Top: two images from [21]. Bottom: their disparity maps

According to the performance of different variants in previous section, we choose to test MPH-4-F (MPH with the 4-edge cycle multicut constraints using the facet-defining searching strategy) with respect to the regularization parameter \(\xi \) and time limit. Since real images already contain noise, we do not add extra one. We also run each experiment 3 times and only report the medium. All the results are shown in Fig. 17.

Fig. 17
figure 17

Table of tests on MPH-4-F with different regularization parameters \(\xi \) and time limits

6.3.1 Regularization parameter \(\xi \)

The regularization parameter \(\xi \) is introduced to penalize the perimeter as well as the number of partitions. The larger \(\xi \) is, the fewer the partitions are. In this section, we conduct experiments on using 3 different value of parameter \(\xi \) (0.5, 1 and 2), and the time limit is set to 1200 seconds.

The computational results are shown in the left table of Fig. 17. However, since the objective functions contain both fitting and regularization terms, their absolute values is not comparable. Instead, we visualize the segmentation results in Fig. 18. It is obvious to see that the number of segments decreases as \(\xi \) increases.

Fig. 18
figure 18

Segmentation results as the \(\xi \) increases from left to right

6.3.2 Time limit

In this section, we conduct experiments on adopting 4 time limits (50, 200, 600 and 1200 seconds), and we set \(\xi =0.5\). The computational results are shown in the right table of Fig. 17. Since none of tests finds an optimal solution, the performance could possibly be further improved by extending the time limit. In addition, a shorter time limit is still possible to produce a solution with acceptable gap, especially for images witch smaller size. Figure 19 visualizes the optimality gap with respect to time limit. As can be predicted, when time limit increases, the optimality gap drops.

Fig. 19
figure 19

Optimality gap decreases as time limit increases

7 Conclusions

In this paper, we have presented two unsupervised and non-parametric model that either finds or approximates a discontinuous piecewise affine function to fit the given data. We formulate them as MILP and solve them with a standard optimization solver. In both cases, the inclusion of multicut constraints enables a feasible partitioning (or segmentation of the image domain). Thus, a corresponding piecewise affine function can be easily reconstructed for the approximate model.

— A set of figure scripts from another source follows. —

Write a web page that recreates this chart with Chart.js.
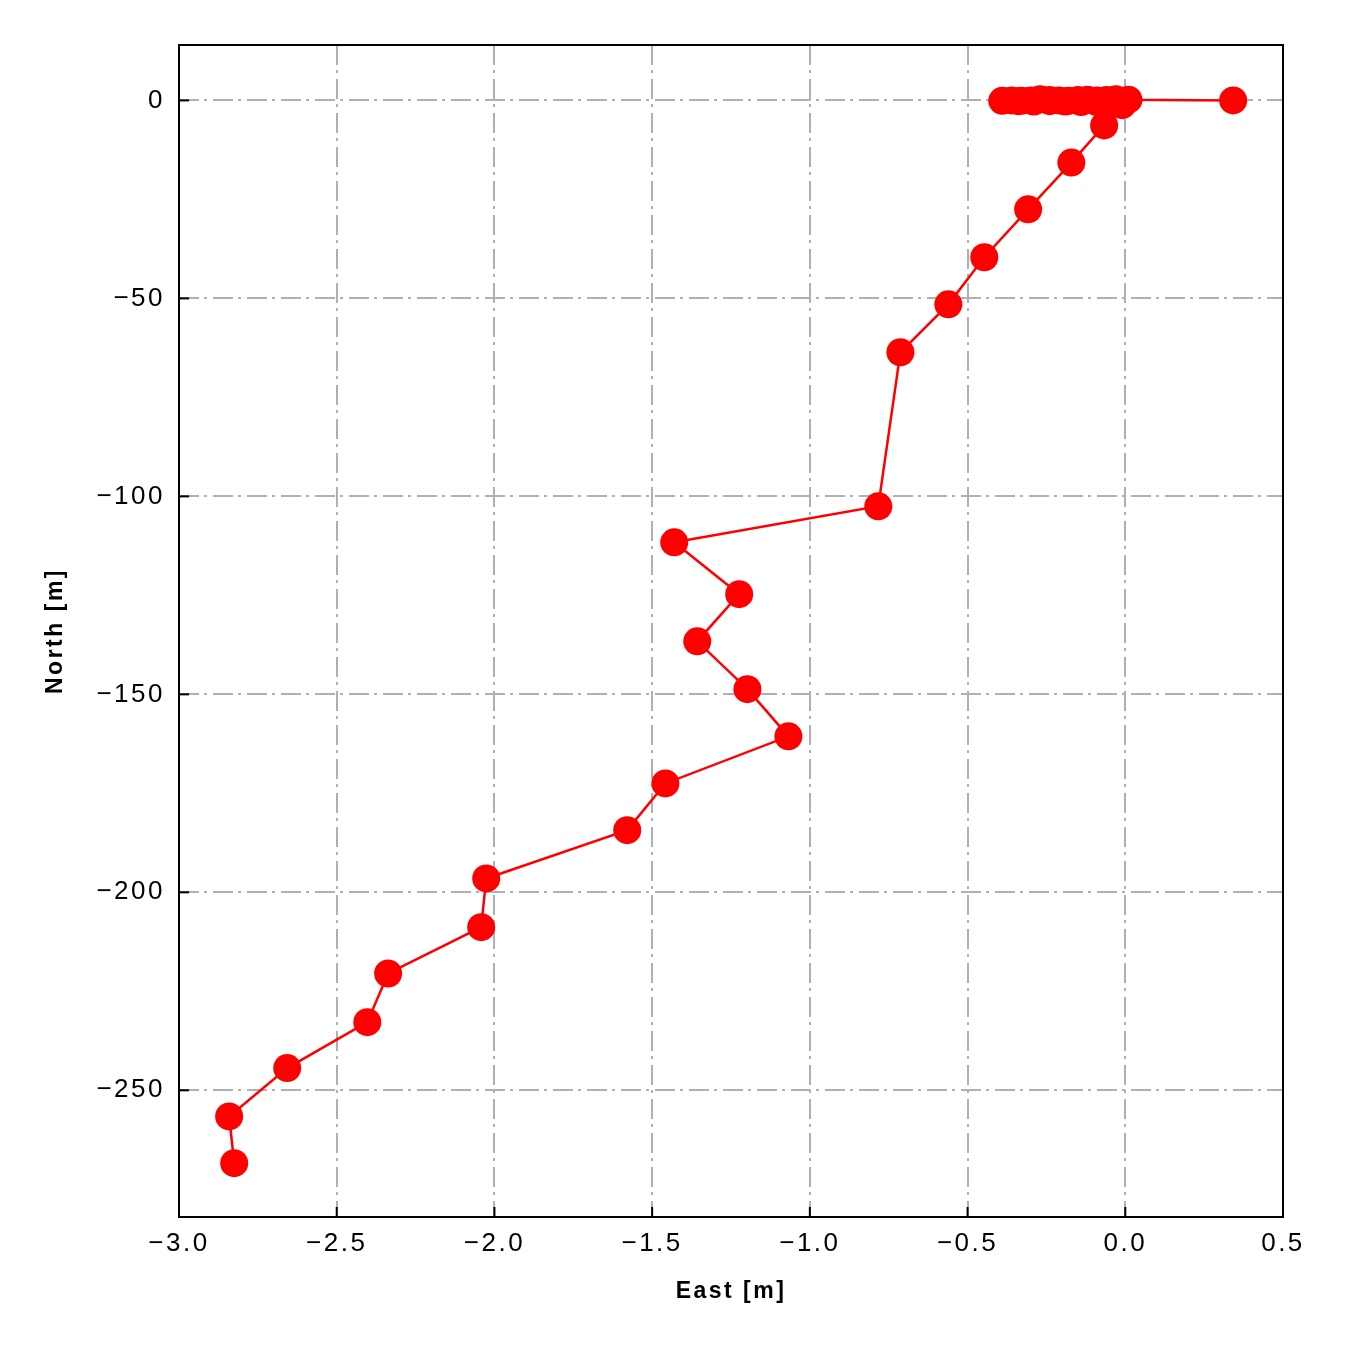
<!DOCTYPE html>
<html>
<head>
<meta charset="utf-8">
<script src="https://cdn.jsdelivr.net/npm/chart.js@4"></script>
<style>
  html, body { margin: 0; padding: 0; background: #fff; }
  #wrap { width: 1350px; height: 1350px; }
</style>
</head>
<body>
<div id="wrap"><canvas id="chartContainer" width="1350" height="1350"></canvas></div>
<script>
// track points, in order
const eastVals = [0.342, 0.01, -0.03, -0.06, -0.09, -0.12, -0.15, -0.18, -0.21, -0.24, -0.27, -0.3, -0.33, -0.36, -0.39,
  -0.34, -0.29, -0.24, -0.19, -0.14, -0.09, -0.04, -0.01,
  -0.067, -0.171, -0.308, -0.447, -0.561, -0.713, -0.783, -1.430, -1.224, -1.357, -1.198, -1.068,
  -1.458, -1.579, -2.026, -2.042, -2.337, -2.403, -2.657, -2.841, -2.825];
const northVals = [0, 0.2, 0.3, 0.1, 0.0, 0.2, 0.1, -0.1, 0.0, 0.1, 0.3, 0.0, -0.1, 0.0, -0.1,
  -0.2, -0.3, -0.2, -0.3, -0.4, -0.4, -0.6, -1.2,
  -6.3, -15.7, -27.5, -39.6, -51.5, -63.6, -102.5, -111.6, -124.7, -136.6, -148.7, -160.6,
  -172.5, -184.3, -196.5, -208.8, -220.5, -232.8, -244.4, -256.6, -268.4];

const xTicks = [-3.0, -2.5, -2.0, -1.5, -1.0, -0.5, 0.0, 0.5];
const yTicks = [0, -50, -100, -150, -200, -250];

function fmtMinus(s) {
  return s.replace('-', '\u2212')
}

// the reference font runs wide, spread the letters a bit
const spacing = {
  id: 'spacing',
  beforeLayout(chart) { chart.ctx.letterSpacing = '2.5px' },
  beforeDraw(chart) { chart.ctx.letterSpacing = '2.5px' },
}

const frame = {
  id: 'frame',
  afterDraw(chart) {
    const { ctx, chartArea: a, scales } = chart;
    ctx.save();
    ctx.strokeStyle = '#000';
    ctx.lineWidth = 2;
    // inward ticks
    xTicks.forEach((v) => {
      const px = scales.x.getPixelForValue(v);
      ctx.beginPath();
      ctx.moveTo(px, a.bottom);
      ctx.lineTo(px, a.bottom - 10);
      ctx.stroke();
    })
    yTicks.forEach((v) => {
      const py = scales.y.getPixelForValue(v);
      ctx.beginPath();
      ctx.moveTo(a.left, py);
      ctx.lineTo(a.left + 10, py);
      ctx.stroke();
    })
    ctx.strokeRect(a.left, a.top, a.right - a.left, a.bottom - a.top);
    ctx.restore();
  }
}

const grid = {
  display: true,
  color: '#b0b0b0',
  lineWidth: 2,
  drawTicks: false,
}

new Chart(document.getElementById('chartContainer'), {
  type: 'scatter',
  data: {
    datasets: [{
      data: eastVals.map((e, i) => ({ x: e, y: northVals[i] })),
      showLine: true,
      borderColor: '#ff0000',
      backgroundColor: '#ff0000',
      borderWidth: 2.5,
      pointRadius: 14,
      pointBorderWidth: 0,
      pointHoverRadius: 14,
    }]
  },
  options: {
    responsive: false,
    animation: false,
    events: [],
    layout: { padding: { top: 45, right: 67, left: 0, bottom: 0 } },
    plugins: { legend: { display: false }, tooltip: { enabled: false } },
    scales: {
      x: {
        type: 'linear',
        min: -3.0,
        max: 0.5,
        afterBuildTicks: (s) => { s.ticks = xTicks.map(v => ({ value: v })) },
        afterFit: (s) => { s.height = 133 },
        grid: grid,
        border: { display: false, dash: [20, 5, 3, 6] },
        ticks: {
          padding: 11,
          color: '#000',
          font: { family: 'Liberation Sans', size: 26 },
          maxRotation: 0,
          callback: (v) => fmtMinus(Number(v).toFixed(1)),
        },
        title: {
          display: true,
          text: 'East [m]',
          color: '#000',
          font: { family: 'Liberation Sans', size: 23, weight: 'bold' },
          padding: { top: 0, bottom: 45 },
        },
      },
      y: {
        type: 'linear',
        min: -282,
        max: 14,
        afterBuildTicks: (s) => { s.ticks = yTicks.map(v => ({ value: v })) },
        afterFit: (s) => { s.width = 179 },
        grid: grid,
        border: { display: false, dash: [20, 5, 3, 6] },
        ticks: {
          padding: 14,
          color: '#000',
          font: { family: 'Liberation Sans', size: 26 },
          callback: (v) => fmtMinus(String(v)),
        },
        title: {
          display: true,
          text: 'North [m]',
          color: '#000',
          font: { family: 'Liberation Sans', size: 23, weight: 'bold' },
          padding: { top: 42, bottom: 0 },
        },
      },
    },
  },
  plugins: [spacing, frame],
});
</script>
</body>
</html>
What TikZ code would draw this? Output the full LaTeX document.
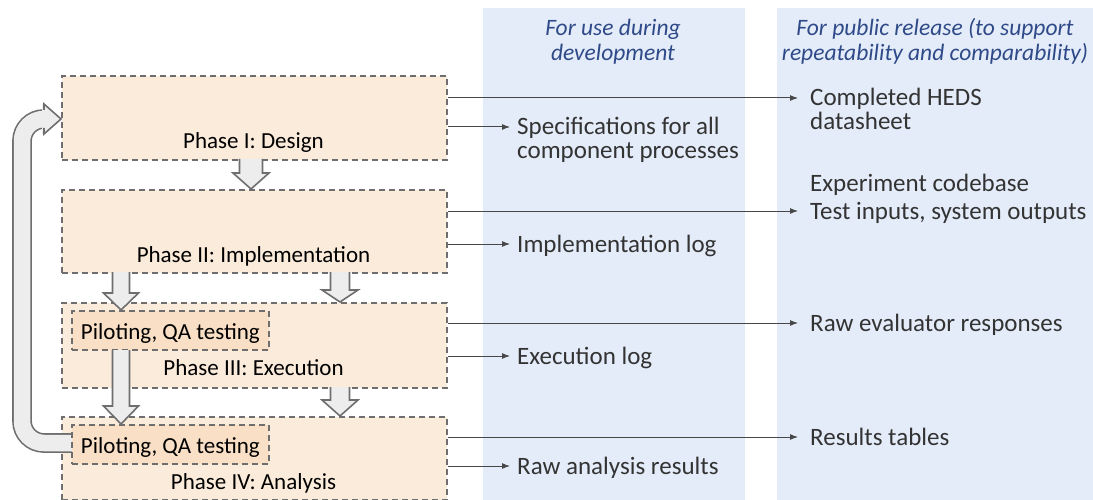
\documentclass[tikz,border=0pt]{standalone}
\usepackage{fontspec}
\setmainfont{Carlito}
\usetikzlibrary{calc,arrows.meta}
\definecolor{peach}{HTML}{FBEBDB}
\definecolor{peachdk}{HTML}{F9DFC5}
\definecolor{colblue}{HTML}{E4ECF9}
\definecolor{headblue}{HTML}{2F4A88}
\definecolor{edgegray}{HTML}{6E6E6E}
\definecolor{txt}{HTML}{333333}
\definecolor{blockfill}{HTML}{EDEDED}

% hollow downward block arrow: x, top, head start, tip, shaft half width, head half width
\newcommand\blockdown[6]{%
  \fill[blockfill] (#1-#5,#2) -- (#1-#5,#3) -- (#1-#6,#3) -- (#1,#4) -- (#1+#6,#3) -- (#1+#5,#3) -- (#1+#5,#2) -- cycle;
  \draw[blockedge] (#1-#5,#2) -- (#1-#5,#3) -- (#1-#6,#3) -- (#1,#4) -- (#1+#6,#3) -- (#1+#5,#3) -- (#1+#5,#2);}

\begin{document}
\begin{tikzpicture}[x=1pt,y=-1pt,
  every node/.style={text=txt},
  column/.style={fill=colblue, draw=none, inner sep=0, anchor=north west},
  phase/.style={draw=edgegray, fill=peach, dash pattern=on 6pt off 4pt, line width=1.8pt, inner sep=0, anchor=north west},
  pilot/.style={draw=edgegray, fill=peachdk, dash pattern=on 6pt off 4pt, line width=1.8pt, inner sep=0, anchor=north west},
  label/.style={font=\fontsize{23}{26}\selectfont, text=black, inner sep=0, text height=18pt, text depth=1pt},
  header/.style={font=\fontsize{23.5}{25}\selectfont\itshape, text=headblue, align=center, inner sep=0},
  outtxt/.style={font=\fontsize{25}{26}\selectfont, anchor=west, inner ysep=0, text height=19pt, text depth=3pt},
  rtxt/.style={outtxt, inner xsep=12pt},
  ltxt/.style={outtxt, inner xsep=7pt},
  conn/.style={draw=txt!90, line width=1pt, -{Latex[length=8pt,width=6pt]}},
  blockedge/.style={draw=edgegray, line width=1.6pt, line join=miter},
]
\useasboundingbox (0,0) rectangle (1093,500);

% output columns
\node[column, minimum width=262pt, minimum height=492pt] (devcol) at (483,8) {};
\node[column, minimum width=316pt, minimum height=492pt] (pubcol) at (777,8) {};
\node[header] (devhead) at (613,41.5) {For use during\\development};
\node[header] (pubhead) at (935,41.5) {For public release (to support\\repeatability and comparability)};

% phases
\node[phase, minimum width=385pt, minimum height=84pt] (p1) at (61,75) {};
\node[phase, minimum width=385pt, minimum height=83pt] (p2) at (61,189) {};
\node[phase, minimum width=385pt, minimum height=85pt] (p3) at (61,302) {};
\node[phase, minimum width=385pt, minimum height=83pt] (p4) at (61,416) {};

\node[label] (l1) at (253.5,140) {Phase I: Design};
\node[label] (l2) at (253.5,254) {Phase II: Implementation};
\node[label] (l3) at (253.5,367) {Phase III: Execution};
\node[label] (l4) at (253.5,481) {Phase IV: Analysis};

% loop back from the second piloting step to the design phase
\draw[edgegray, line width=1.6pt, double=blockfill, double distance=16.5pt, rounded corners=22pt]
  (72,443) -- (22,443) -- (22,119) -- (45,119);
\fill[blockfill] (42,104) -- (44,104) -- (61,119) -- (44,134) -- (42,134) -- cycle;
\draw[blockedge] (44,110) -- (44,104) -- (61,119) -- (44,134) -- (44,128);

% piloting sub-steps
\node[pilot, minimum width=197pt, minimum height=39pt] (q3) at (71,310) {};
\node[pilot, minimum width=197pt, minimum height=39pt] (q4) at (71,424) {};
\node[label] at ([yshift=-0.5pt]q3.center) {Piloting, QA testing};
\node[label] at ([yshift=-0.5pt]q4.center) {Piloting, QA testing};

% flow between phases
\blockdown{251}{159}{173}{189}{11.5}{18}
\blockdown{121}{272}{293}{310}{8.5}{17.5}
\blockdown{340}{272}{290}{302}{9.5}{18}
\blockdown{121}{350}{406}{424}{8.5}{17.5}
\blockdown{340}{387}{400}{416}{9.5}{18}

% outputs
\node[rtxt] (heds) at (798,98) {Completed HEDS};
\node[rtxt] (heds2) at (798,122) {datasheet};
\node[ltxt] (spec) at (510,127) {Specifications for all};
\node[ltxt] (spec2) at (510,151) {component processes};
\node[rtxt] (code) at (798,184) {Experiment codebase};
\node[rtxt] (tio) at (798,211) {Test inputs, system outputs};
\node[ltxt] (impl) at (510,244) {Implementation log};
\node[rtxt] (raw) at (798,323) {Raw evaluator responses};
\node[ltxt] (exec) at (510,356) {Execution log};
\node[rtxt] (res) at (798,437) {Results tables};
\node[ltxt] (ana) at (510,466) {Raw analysis results};

\draw[conn] (p1.east |- heds.west) -- (heds.west);
\draw[conn] (p1.east |- spec.west) -- (spec.west);
\draw[conn] (p2.east |- tio.west) -- (tio.west);
\draw[conn] (p2.east |- impl.west) -- (impl.west);
\draw[conn] (p3.east |- raw.west) -- (raw.west);
\draw[conn] (p3.east |- exec.west) -- (exec.west);
\draw[conn] (p4.east |- res.west) -- (res.west);
\draw[conn] (p4.east |- ana.west) -- (ana.west);
\end{tikzpicture}
\end{document}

The computational complexity is the main bottleneck of our approach, especially the exact model. To tackle with it, we add different sets of inequalities as initial constraints to our MIP, and add the remaining multicut constraints using cutting planes method on the fly. We also implemented a special heuristic algorithm that finds a feasible segmentation, which is used as an initial integer solution to the MIP solver. We conducted numerical experiments on different variants of our models and study the effects of adjusting model parameters. We demonstrate the feasibility of our approach by its applications to segmentation and denoising on both synthetic and real depth images.

As for future work, its generalization to 3D images is worth investigating. Furthermore, we would like to extend this work beyond the scope of image processing, to deal with other applications, such as signal compression [4].